Нельзя не сказать и о том, что сталинизму как явлению присущи неписаные "законы" личной диктатуры. Они внешне просты, бесхитростны, но Сталин исключительно внимательно следил за их исполнением. Прежде всего, ни одно принципиальное решение партийных, государственных, общественных органов не может быть принято без него. К примеру, даже лозунги для писателей испрашивали у "вождя". 2 января 1936 года А.С. Щербаков направил письмо Сталину, в котором говорилось: "Уже 15 месяцев я работаю секретарем Правления Союза писателей по совместительству. В интересах дела я вынужден Вас беспокоить, просить помощи и указаний. Сейчас созданы неплохие новые работы Корнейчука, Светлова, Левина, Яновского, Леонова, Авдеенко. Заговорили "молчавшие" старые мастера Файко, Тихонов, Бабель, Олеша. Появились новые имена: Орлов, Крон, Твардовский. Но в целом отставание в литературе не ликвидировано. Этому не способствует и критика. Один писатель (Виноградов) после грубой критики поговаривает о самоубийстве. А критик Ермилов в ответ заявляет: "Такие пусть травятся, не жалко".
Вот такое положение в литературе. Сейчас она нуждается в боевом, конкретном лозунге, который мобилизовал бы писателей. Помогите, товарищ Сталин, этот лозунг выдвинуть.
А. Щербаков"1075.
К разряду "законов" диктатуры относится и выделение главных элементов своей опоры. Знакомство с архивом, фондом документов, перепиской Сталина показывает, что начиная, по крайней мере, с середины 30-х годов основное свое внимание он обращает на НКВД, НКГБ, армию. Значительно больше, чем на дела в Центральном Комитете; постепенно там всем стал заправлять Маленков, в соответствии, разумеется, с указаниями "вождя". В личном фонде и переписке больше всего документов, направленных Сталину Берией, Абакумовым, Кругловым, Меркуловым, Серовым, другими руководителями ведомств, на которые он опирался, которые поддерживал, поощрял.
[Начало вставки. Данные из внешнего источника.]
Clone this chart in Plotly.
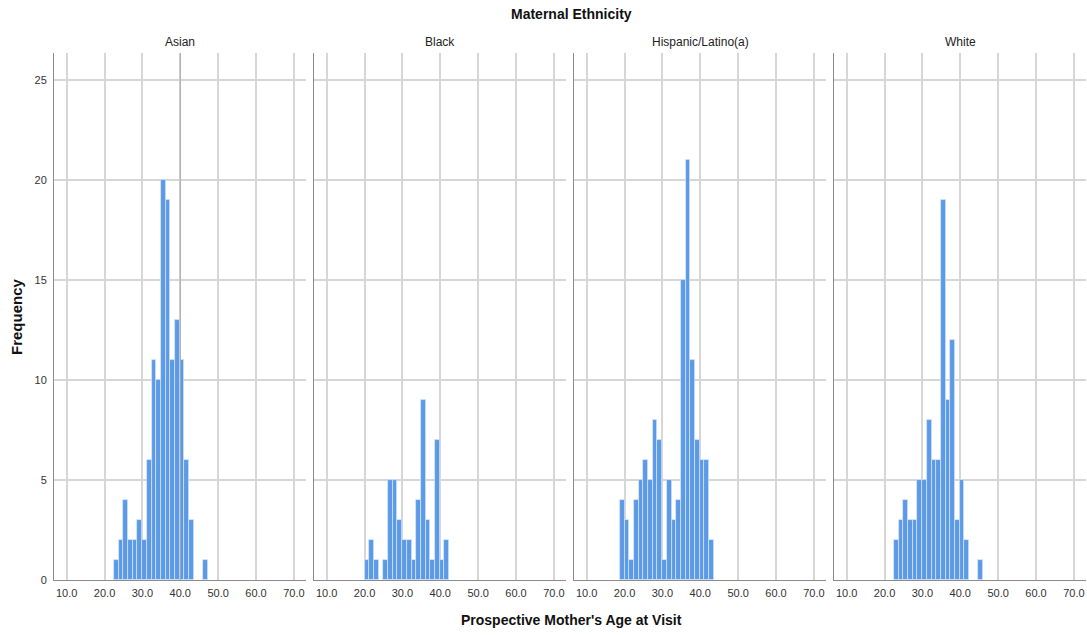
import plotly.graph_objects as go

# ---- data ----
groups = ["Asian", "Black", "Hispanic/Latino(a)", "White"]
bin_start = 18.76      # left edge of first age bin
bin_width = 1.24       # width of each age bin
asian_counts = [0, 0, 0, 1, 2, 4, 2, 2, 3, 2, 6, 11, 10, 20, 19, 11, 13, 11, 6, 3, 0, 0, 1]
black_counts = [0, 1, 2, 1, 0, 1, 5, 5, 3, 2, 2, 1, 4, 9, 3, 1, 7, 1, 2, 0, 0, 0, 0]
hispanic_counts = [4, 3, 1, 4, 5, 6, 5, 8, 7, 1, 5, 3, 4, 15, 21, 11, 7, 6, 6, 2, 0, 0, 0]
white_counts = [0, 0, 0, 2, 3, 4, 3, 3, 5, 5, 8, 6, 6, 19, 9, 12, 3, 5, 2, 0, 0, 1, 0]
x_ticks = [10, 20, 30, 40, 50, 60, 70]
x_tick_labels = ["10.0", "20.0", "30.0", "40.0", "50.0", "60.0", "70.0"]
y_ticks = [0, 5, 10, 15, 20, 25]

counts = [asian_counts, black_counts, hispanic_counts, white_counts]
centers = [bin_start + bin_width * (i + 0.5) for i in range(len(asian_counts))]

W, H = 1087, 635
FONT = "Liberation Sans, Arial, sans-serif"
BAR = "#5c9ae6"
GRID = "#d6d6d6"
AXIS = "#8c8c8c"

panels_px = [(54, 306), (314, 566), (574, 826), (834, 1086)]
y_dom = [1 - 580 / H, 1 - 53 / H]

fig = go.Figure()
layout = dict(
    template="none",
    width=W, height=H,
    margin=dict(l=0, r=0, t=0, b=0, pad=0),
    paper_bgcolor="white", plot_bgcolor="white",
    showlegend=False,
    bargap=0,
    font=dict(family=FONT, size=11, color="#333333"),
)
annotations = []
for k, (g, c) in enumerate(zip(groups, counts)):
    xa = "x" if k == 0 else f"x{k+1}"
    ya = "y" if k == 0 else f"y{k+1}"
    fig.add_trace(go.Bar(
        x=centers, y=[v if v > 0 else None for v in c], width=bin_width,
        marker=dict(color=BAR, line=dict(color="rgba(220,235,255,0.8)", width=0.8)),
        xaxis=xa, yaxis=ya, hoverinfo="x+y",
    ))
    l, r = panels_px[k]
    xkey = "xaxis" if k == 0 else f"xaxis{k+1}"
    ykey = "yaxis" if k == 0 else f"yaxis{k+1}"
    layout[xkey] = dict(
        domain=[l / W, r / W], anchor=ya, automargin=False,
        range=[6.65, 73.2],
        tickvals=x_ticks, ticktext=x_tick_labels,
        showgrid=True, gridcolor=GRID, gridwidth=1.5,
        zeroline=False, showline=True, linecolor=AXIS, linewidth=1,
        ticks="outside", ticklen=3, tickcolor="rgba(0,0,0,0)",
        tickfont=dict(size=11, color="#333333", family=FONT),
        fixedrange=True,
    )
    layout[ykey] = dict(
        domain=y_dom, anchor=xa, automargin=False,
        range=[0, 26.35],
        tickvals=y_ticks,
        showticklabels=(k == 0),
        showgrid=True, gridcolor=GRID, gridwidth=1.5,
        zeroline=False, showline=True, linecolor=AXIS, linewidth=1,
        ticks="outside", ticklen=4, tickcolor="rgba(0,0,0,0)",
        tickfont=dict(size=11, color="#333333", family=FONT),
        fixedrange=True,
    )
    annotations.append(dict(
        text=g, x=(l + r) / 2 / W, y=1 - 42 / H, xref="paper", yref="paper",
        xanchor="center", yanchor="middle", showarrow=False,
        font=dict(size=12, color="#222222", family=FONT),
    ))

annotations += [
    dict(text="<b>Maternal Ethnicity</b>", x=571 / W, y=1 - 14 / H, xref="paper", yref="paper",
         xanchor="center", yanchor="middle", showarrow=False,
         font=dict(size=14, color="#111111", family=FONT)),
    dict(text="<b>Prospective Mother's Age at Visit</b>", x=571 / W, y=1 - 620 / H,
         xref="paper", yref="paper", xanchor="center", yanchor="middle", showarrow=False,
         font=dict(size=14, color="#111111", family=FONT)),
    dict(text="<b>Frequency</b>", x=16 / W, y=1 - 317 / H, xref="paper", yref="paper",
         xanchor="center", yanchor="middle", showarrow=False, textangle=-90,
         font=dict(size=15, color="#111111", family=FONT)),
]
layout["annotations"] = annotations
layout["shapes"] = [dict(type="line", xref="x", yref="paper", x0=40, x1=40,
                         y0=y_dom[0], y1=y_dom[1], layer="above",
                         line=dict(color="#a8a8a8", width=1))]
fig.update_layout(**layout)
fig.write_html("out.html")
В его архиве сохранилось много представлений Берии, по которым боевыми орденами награждались работники ГУЛАГа. Например:
"Государственный Комитет Обороны
товарищу Сталину И.В.
20 дек. 1944 г.
За период Отечественной войны военизированная охрана исправительно-трудовых лагерей и колоний НКВД успешно справлялась с задачей изоляции и охраны заключенных, содержащихся в лагерях и колониях НКВД. Ходатайствую о награждении орденами и медалями Союза ССР работников охраны ГУЛАГа НКВД СССР, особо проявивших себя в работе..."1076 Далее следуют сотни фамилий "особо проявивших себя в работе", представленных к награждению орденами боевого Красного Знамени, Отечественной войны I и II степени, Красной Звезды, другими боевыми наградами.